Samyaza is a Satan. I can see him now but they prefer to be unseen. They live in shadows and darkness, never in the light. Only when we realize they exist, and let them go, do we glimpse them as we pass into light. Samyaza is a Satan, who, will not let go. He is all hands. He has the appearance of a star but instead of tongues of fire and light, he emanates darkness. It is hands everywhere, holding tight and never letting go.

Are Satans imaginary? They are in this respect; we imagine we do not see them and that is the darkness that we share with them.

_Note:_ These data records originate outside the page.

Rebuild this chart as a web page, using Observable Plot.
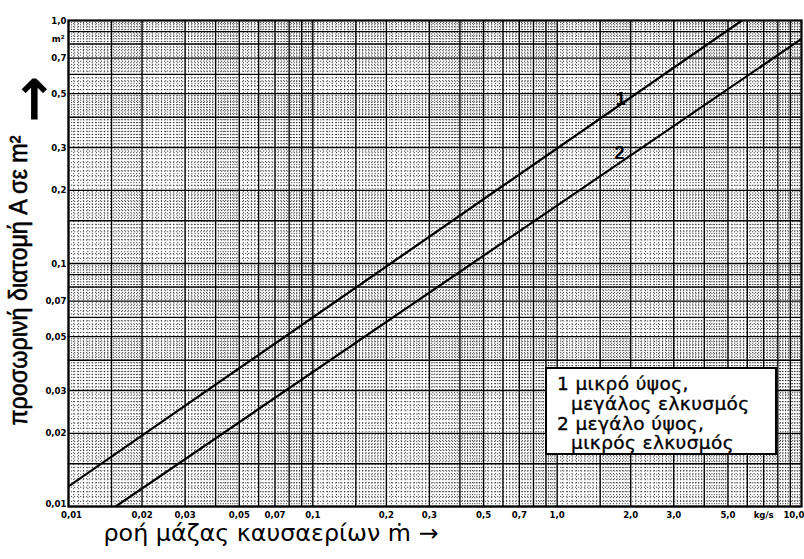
<!DOCTYPE html>
<html>
<head>
<meta charset="utf-8">
<script src="https://cdn.jsdelivr.net/npm/d3@7"></script>
<script src="https://cdn.jsdelivr.net/npm/@observablehq/plot@0.6"></script>
<style>
  body { margin: 0; background: #fff; }
  #wrap { position: relative; width: 804px; height: 559px; overflow: hidden; background: #fff; }
  #legend {
    position: absolute; left: 545px; top: 367px; width: 228px; height: 84px;
    border: 2px solid #000; background: #fff; box-sizing: content-box;
    font-family: "DejaVu Sans", sans-serif; font-size: 18.5px; line-height: 19.8px;
    letter-spacing: 0.4px; -webkit-text-stroke: 0.35px #000;
    padding: 0; color: #000;
  }
  #legend div { white-space: nowrap; padding-left: 10px; }
  #legend div.ind { padding-left: 24px; }
  #legend div.first { margin-top: 5px; }
</style>
</head>
<body>
<div id="wrap"></div>
<script>
// ---- data ----
const xTicks = [0.01, 0.02, 0.03, 0.05, 0.07, 0.1, 0.2, 0.3, 0.5, 0.7, 1, 2, 3, 5, 7, 10];
const xTickLabels = ["0,01", "0,02", "0,03", "0,05", "0,07", "0,1", "0,2", "0,3", "0,5", "0,7", "1,0", "2,0", "3,0", "5,0", "kg/s", "10,0"];
const yTicks = [1, 0.7, 0.5, 0.3, 0.2, 0.1, 0.07, 0.05, 0.03, 0.02, 0.01];
const yTickLabels = ["1,0", "0,7", "0,5", "0,3", "0,2", "0,1", "0,07", "0,05", "0,03", "0,02", "0,01"];
const unitLabel = "m²";
const unitY = 0.84;

// curve 1: small height, large draught ; curve 2: large height, small draught
const line1X = [0.01, 5.7];
const line1Y = [0.0121, 1.0];
const line2X = [0.0156, 10];
const line2Y = [0.01, 0.84];
const curveNames = ["1", "2"];
const curveLabelX = [1.82, 1.8];
const curveLabelY = [0.475, 0.285];

const xTitle = "ροή μάζας καυσαερίων ṁ →";
const yTitle = "προσωρινή διατομή A σε m²";
const legendLines = ["1 μικρό ύψος,", "μεγάλος ελκυσμός", "2 μεγάλο ύψος,", "μικρός ελκυσμός"];

// log-paper grid
const xDecades = [0.01, 0.1, 1];
const yDecades = [0.01, 0.1];
const heavyMantissas = [1, 1.5, 2, 3, 4, 5, 6, 7, 8, 9];
const fineMantissas = [
  ...d3.range(1.05, 1.999, 0.05),
  ...d3.range(2.1, 4.99, 0.1),
  ...d3.range(5.2, 9.9, 0.2)
].filter(m => Math.abs(m - Math.round(m)) > 1e-6 && Math.abs(m - 1.5) > 1e-6);

const gridVals = (decs, mans) => decs.flatMap(d => mans.map(m => +(d * m).toPrecision(6)));
const heavyX = gridVals(xDecades, heavyMantissas);
const heavyY = gridVals(yDecades, heavyMantissas);
const fineX = gridVals(xDecades, fineMantissas);
const fineY = gridVals(yDecades, fineMantissas);

const line1 = line1X.map((x, i) => ({x, y: line1Y[i]}));
const line2 = line2X.map((x, i) => ({x, y: line2Y[i]}));
const curveLabels = curveNames.map((t, i) => ({t, x: curveLabelX[i], y: curveLabelY[i]}));

const nX = xTicks.length;
const xTickData = xTicks.map((v, i) => ({v, t: xTickLabels[i], dx: i === 0 ? 3 : i === nX - 1 ? 3 : 0, anchor: i === nX - 1 ? "end" : "middle"}));
const yTickData = yTicks.map((v, i) => ({v, t: yTickLabels[i], dy: i === yTicks.length - 1 ? -3 : 0}));

const tickFont = {fontFamily: "'DejaVu Sans Condensed', 'DejaVu Sans', sans-serif", fontWeight: "bold", fontSize: 9.5};

const chart = Plot.plot({
  width: 804,
  height: 559,
  marginLeft: 68,
  marginRight: 3,
  marginTop: 20,
  marginBottom: 53,
  style: {background: "#fff", fontFamily: "'Liberation Sans', Arial, sans-serif", color: "#000"},
  x: {type: "log", domain: [0.01, 10], axis: null},
  y: {type: "log", domain: [0.01, 1], axis: null},
  marks: [
    Plot.ruleX(fineX, {stroke: "#000", strokeWidth: 0.9, strokeDasharray: "1.2,1.8", strokeOpacity: 0.8}),
    Plot.ruleY(fineY, {stroke: "#000", strokeWidth: 0.9, strokeDasharray: "1.2,1.8", strokeOpacity: 0.8}),
    Plot.ruleX(heavyX, {stroke: "#000", strokeWidth: 1.4}),
    Plot.ruleY(heavyY, {stroke: "#000", strokeWidth: 1.4}),
    Plot.frame({stroke: "#000", strokeWidth: 2.2}),
    Plot.line(line1, {x: "x", y: "y", stroke: "#000", strokeWidth: 2.2, clip: true}),
    Plot.line(line2, {x: "x", y: "y", stroke: "#000", strokeWidth: 2.2, clip: true}),
    Plot.text(curveLabels, {x: "x", y: "y", text: "t", fontSize: 18, fontWeight: "bold", fill: "#000",
      fontFamily: "'Liberation Sans', Arial, sans-serif"}),
    // x tick labels
    ...xTickData.map(d => Plot.text([d], {x: "v", text: "t", frameAnchor: "bottom", dy: 11, dx: d.dx, textAnchor: d.anchor, fill: "#000", ...tickFont})),
    // y tick labels
    ...yTickData.map(d => Plot.text([d], {y: "v", text: "t", frameAnchor: "left", textAnchor: "end", dx: -2, dy: d.dy, fill: "#000", ...tickFont})),
    Plot.text([unitLabel], {y: () => unitY, text: d => d, frameAnchor: "left", textAnchor: "end", dx: -4, fill: "#000", ...tickFont}),
    // axis titles
    Plot.text([xTitle], {frameAnchor: "bottom-left", textAnchor: "start", dx: 35, dy: 34, fontSize: 23.8,
      fontFamily: "'DejaVu Sans', sans-serif", fill: "#000", text: d => d}),
    Plot.text([yTitle], {frameAnchor: "bottom-left", textAnchor: "start", rotate: -90, dx: -42, dy: -81, fontSize: 26,
      fontFamily: "'Liberation Sans', Arial, sans-serif", fill: "#000", stroke: "#000", strokeWidth: 0.6,
      text: d => d, className: "ytitle"}),
    Plot.text(["→"], {frameAnchor: "top-left", textAnchor: "start", rotate: -90, dx: -56, dy: 102, fontSize: 56,
      fontWeight: "bold", fontFamily: "'DejaVu Sans', sans-serif", fill: "#000", text: d => d})
  ]
});

const wrap = document.getElementById("wrap");
wrap.appendChild(chart);

// stretch the rotated y title to the span it covers in the reference
const yt = chart.querySelector(".ytitle text");
if (yt) { yt.setAttribute("textLength", 290); yt.setAttribute("lengthAdjust", "spacingAndGlyphs"); }

const legend = document.createElement("div");
legend.id = "legend";
legendLines.forEach((t, i) => {
  const row = document.createElement("div");
  row.textContent = t;
  if (i % 2 === 1) row.className = "ind";
  if (i === 0) row.className = "first";
  legend.appendChild(row);
});
wrap.appendChild(legend);
</script>
</body>
</html>
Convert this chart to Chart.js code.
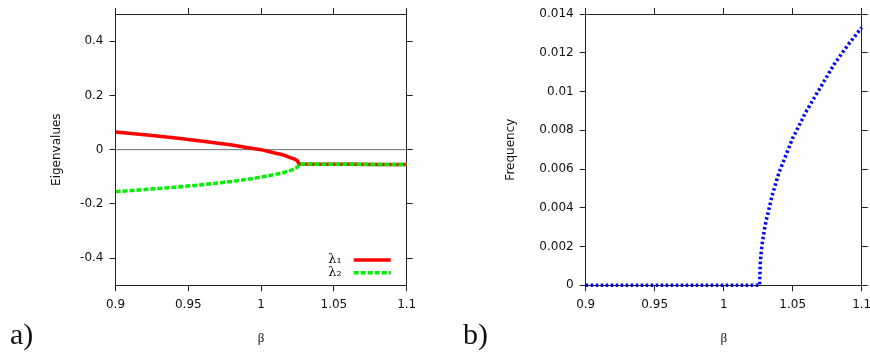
<!DOCTYPE html>
<html>
<head>
<meta charset="utf-8">
<script src="https://cdn.jsdelivr.net/npm/chart.js@4.4.1/dist/chart.umd.min.js"></script>
<style>
    body { margin: 0; background: #fff; width: 870px; height: 352px; overflow: hidden; position: relative; }
    .panel { position: absolute; top: 0; width: 435px; height: 352px; }
    .tag { position: absolute; top: 319px; font: 30px "Liberation Serif", serif; line-height: 30px; color: #111; }
</style>
</head>
<body>
<div class="panel" style="left:0"><canvas id="eigChart" width="435" height="352"></canvas></div>
<div class="panel" style="left:435px"><canvas id="freqChart" width="435" height="352"></canvas></div>
<div class="tag" style="left:10px">a)</div>
<div class="tag" style="left:463px">b)</div>
<script>
// tick values
const betaTicks = [0.9, 0.95, 1, 1.05, 1.1];
const eigTicks = [-0.4, -0.2, 0, 0.2, 0.4];
const freqTicks = [0, 0.002, 0.004, 0.006, 0.008, 0.01, 0.012, 0.014];

// panel a) eigenvalues
const betaEig = [0.9, 0.92, 0.94, 0.96, 0.98, 0.99, 1.0, 1.01, 1.015, 1.02, 1.023, 1.025, 1.0262, 1.04, 1.06, 1.08, 1.1];
const lambda1 = [0.065, 0.055, 0.044, 0.031, 0.017, 0.008, 0.000, -0.013, -0.019, -0.029, -0.035, -0.042, -0.053, -0.0535, -0.054, -0.0545, -0.055];
const lambda2 = [-0.155, -0.147, -0.139, -0.129, -0.117, -0.110, -0.101, -0.091, -0.085, -0.077, -0.071, -0.064, -0.053, -0.0535, -0.054, -0.0545, -0.055];
const zeroBeta = [0.9, 1.1];
const zeroLine = [0, 0];

// panel b) frequency
const betaFreq = [0.9, 0.95, 1.0, 1.026, 1.0265, 1.027, 1.028, 1.03, 1.035, 1.04, 1.045, 1.05, 1.06, 1.07, 1.08, 1.09, 1.1];
const frequency = [0, 0, 0, 0, 0.0011, 0.0016, 0.0022, 0.0031, 0.0046, 0.0058, 0.0067, 0.0076, 0.0090, 0.0102, 0.0114, 0.0124, 0.0133];

Chart.defaults.font.family = '"DejaVu Sans", sans-serif';
Chart.defaults.font.size = 12;
Chart.defaults.color = '#111';

function pts(xs, ys) {
    return xs.map((x, i) => ({x: x, y: ys[i]}));
}

function useTicks(values) {
    return function (scale) {
        scale.ticks = values.map(v => ({value: v}));
    };
}

function fixWidth(w) {
    return function (scale) {
        scale.width = w;
        scale.paddingTop = 0;
        scale.paddingBottom = 0;
    };
}

function fixHeight(h) {
    return function (scale) {
        scale.height = h;
        scale.paddingLeft = 0;
        scale.paddingRight = 0;
    };
}

const innerLegend = {
    id: 'innerLegend',
    afterDatasetsDraw(chart, args, opts) {
        if (!opts.show) return;
        const ctx = chart.ctx;
        const area = chart.chartArea;
        let y = area.bottom - 25.3;
        ctx.save();
        ctx.font = '13px "DejaVu Serif", serif';
        ctx.textAlign = 'right';
        ctx.textBaseline = 'middle';
        chart.data.datasets.forEach(ds => {
            if (!ds.inLegend) return;
            ctx.fillStyle = '#111';
            ctx.fillText(ds.label, area.right - 65, y);
            ctx.strokeStyle = ds.borderColor;
            ctx.lineWidth = ds.borderWidth;
            ctx.setLineDash(ds.borderDash || []);
            ctx.beginPath();
            ctx.moveTo(area.right - 53, y);
            ctx.lineTo(area.right - 16, y);
            ctx.stroke();
            y += 12.7;
        });
        ctx.restore();
    }
};

function axis(pos, min, max, ticks, fit, extra) {
    let a = {
        type: 'linear',
        position: pos,
        min: min,
        max: max,
        afterBuildTicks: useTicks(ticks),
        afterFit: fit,
        border: {display: true, color: '#222', width: 1},
        grid: {display: true, drawOnChartArea: false, drawTicks: true, tickLength: 6, color: '#222'},
        ticks: {display: false}
    };
    return Object.assign(a, extra || {});
}

function createChart(id, datasets, yMin, yMax, yTicks, sizes, yTitle, yTitlePad, legend) {
    let ctx = document.getElementById(id).getContext('2d');
    return new Chart(ctx, {
        type: 'line',
        data: {datasets: datasets},
        plugins: [innerLegend],
        options: {
            responsive: false,
            animation: false,
            layout: {padding: 0},
            elements: {point: {radius: 0}, line: {tension: 0}},
            plugins: {
                legend: {display: false},
                tooltip: {enabled: false},
                innerLegend: {show: legend}
            },
            scales: {
                x: axis('bottom', 0.9, 1.1, betaTicks, fixHeight(sizes.bottom), {
                    ticks: {display: true, padding: 6, maxRotation: 0, autoSkip: false, callback: v => String(v)},
                    title: {display: true, text: 'β', font: {family: '"Liberation Serif", serif', size: 13}, padding: {top: 0, bottom: 5.7}}
                }),
                x2: axis('top', 0.9, 1.1, betaTicks, fixHeight(sizes.top)),
                y: axis('left', yMin, yMax, yTicks, fixWidth(sizes.left), {
                    ticks: {display: true, padding: 6, autoSkip: false, callback: v => String(v)},
                    title: {display: true, text: yTitle, padding: {top: yTitlePad, bottom: 0}}
                }),
                y2: axis('right', yMin, yMax, yTicks, fixWidth(sizes.right))
            }
        }
    });
}

createChart('eigChart', [
    {
        label: 'λ₁',
        inLegend: true,
        data: pts(betaEig, lambda1),
        borderColor: '#ff0000',
        borderWidth: 3.5,
        order: 2
    },
    {
        label: 'λ₂',
        inLegend: true,
        data: pts(betaEig, lambda2),
        borderColor: '#00f000',
        borderWidth: 3.5,
        borderDash: [5, 2],
        order: 1
    },
    {
        label: '',
        data: pts(zeroBeta, zeroLine),
        borderColor: '#6e6e6e',
        borderWidth: 1,
        order: 3
    }
], -0.5, 0.5, eigTicks, {left: 115.5, right: 28.3, top: 14, bottom: 66.7}, 'Eigenvalues', 49.5, true);

createChart('freqChart', [
    {
        label: 'frequency',
        data: pts(betaFreq, frequency),
        borderColor: '#0000ff',
        borderWidth: 3.5,
        borderDash: [2.5, 2.5],
        clip: false
    }
], 0, 0.014, freqTicks, {left: 150.7, right: 8.3, top: 14, bottom: 66.7}, 'Frequency', 68.5, false);
</script>
</body>
</html>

I have three guardians that watch over me, Uriel, the guardian of abundance, Phanuel, the guardian of providence and Sarakiel, the guardian of fate. I have been asking them to guide me and help me. I have known these three for some time but my sight of them is as a memory. Since I accidentally rekindled my acquaintance with Samyaza, my visual recognition of Angles has been compromised. Thankfully I did have a sustained and gratifying association with Angles prior to my fall from grace. That experience has been an oasis of confidence, like a mirage in a difficult landscape.

Falling in with Satans is as an envelope of darkness and Angels do not walk there. You can not see them in darkness. The way Samyaza binds us to darkness is easy to understand. For me, I fell into what I considered to be a great difficulty. It overwhelmed me and ruined my life. Had I considered this differently, Samyaza would not have found me and made me his companion. I was unable to avoid old habits of thought and darkness seeped back into my life. You see, I did not always walk with Angels.

None of this is bad or good as much as it just is. For me, I don’t know that I would have started this blog, if not for Samyaza. The blog is my method of working my way back into the light. To walk again with my Angelic friends. I miss them so and I have long-expected that my destiny is to share my walk with humanity. To bring the spiritual world and the temporal world to the same place. There is nothing in my world that does not revolve around that gravity. I can not escape it. All of my joy all of my rage, it comes from my sense of destiny and my struggle with it. This gravity, my sense of destiny, has brought me all of my rage and every success. All by the fickle nature of choice.

This is my life. My spiritual life, I write about it here. How about you, how is your spiritual life? Mine is good but only when my choices are good. It is just that simple.